April 27, 2015
Ten Predictions (And a Few Editorial Comments) for the Same-Sex Marriage Argument and Decision
ACSblog marriage equality symposium
by Eric J. Segall, Kathy and Lawrence Ashe Professor of Law, Georgia State University College of Law. Follow Professor Segall on Twitter @espinsegall.
*This post is part of ACSblog’s symposium on the consolidated marriage equality cases before the Supreme Court.
On April 28, the Supreme Court will hear arguments challenging the same-sex marriage bans currently in place in Kentucky, Ohio, Tennessee and Michigan. Here are my predictions for both the argument and the ultimate decision (in ascending order of certainty).
1. After the questioning stops and Chief Justice Roberts officially closes the oral argument with his consistent mantra, “The case is submitted,” no human being will ever be able to see any video recording (or photograph) of this historic day at the Court. Sadly, this is a fact, not a prediction.
2. During the argument, Justice Thomas will 1) not utter a syllable; 2) look uncomfortable for most of the argument; and 3) eventually write a dissent saying he would of course not vote for the bans on same-sex marriage if he were a legislator but nothing in the Constitution prevents states from adopting them. This could be avoided if Justice Thomas would just re-read the Equal Protection Clause (no “person” shall be denied the “equal protection of the laws”).
3. Justice Kennedy will try to out gun Judge Posner’s shredding of lawyers who tried to defend the same-sex marriage bans on the basis that they somehow further the states’ interests in the welfare of children and the family. Kennedy will come close to matching Posner’s witty ire but he won’t succeed.
4. Justice Kennedy will eventually write a decision striking down the same-sex marriage bans on the basis that there are no rational reasons for the bans other than unconstitutional dislike of gays and lesbians. His decision will not be as entertaining or persuasive as Posner’s, but it will count a whole lot more.

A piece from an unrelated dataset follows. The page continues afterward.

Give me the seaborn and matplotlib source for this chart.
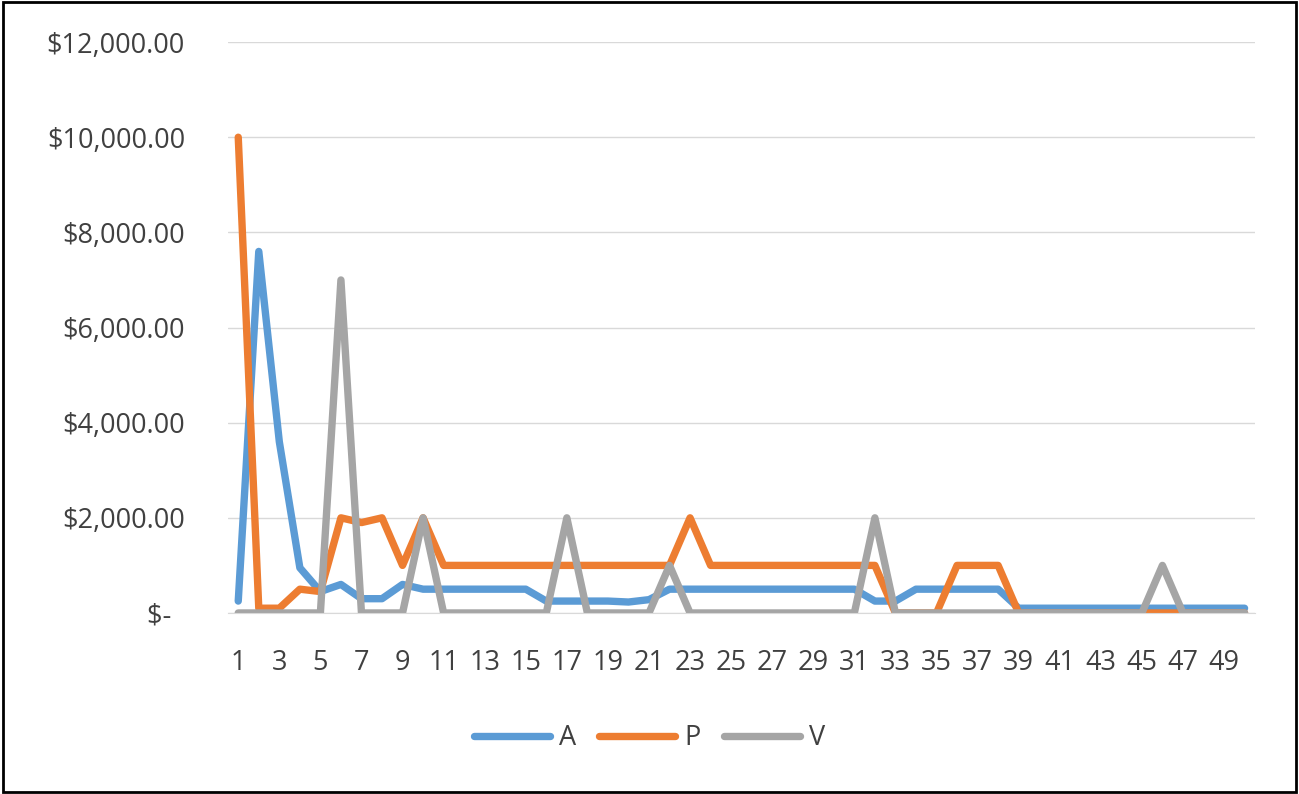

5. No Justice will ask about the perplexing amicus brief filed by “same-sex attracted” men (and their wives) arguing that overturning same-sex marriage bans would be an affront to their “dignity.” Please don’t ask me to explain this brief.
6. Justice Ginsburg will ask a few questions based on a thoughtful amicus brief filed by liberal law professor Andrew Koppelman and libertarian law professor Ilya Somin arguing that bans on same-sex marriage amount to unconstitutional gender discrimination. This argument has legs. See below.
7. Justice Roberts, not wanting Justice Kennedy to monopolize the glory, will concur in the result striking down the same-sex marriage bans on the basis that they amount to unconstitutional gender discrimination. See No. 6.
8. During the argument, Justice Scalia will compare bans on same-sex marriage to state bans on 1) polygamy, 2) adultery; and 3) prostitution. These analogies are silly, but make them he will.
9. In his eventual and inevitable dissenting opinion, Justice Scalia will rant and rave that judges should not impose their “law professor” values on the rest of America and that majorities have the right to discriminate against homosexuals on the basis that homosexuality is morally wrong but . . . wait for it . . . he of course has nothing against homosexuals (as opposed to laws relating to voting rights, affirmative action and campaign finance reform, all of which he has voted to strike down).
10. After Justice Kennedy makes the historic announcement during the last week of June that all Americans have a constitutional right to marry the person of their choice and reads that decision from the bench, amazingly no human being will ever be able to see any video recording (or photograph) of that day at the Court. Sadly, this is a fact not a prediction.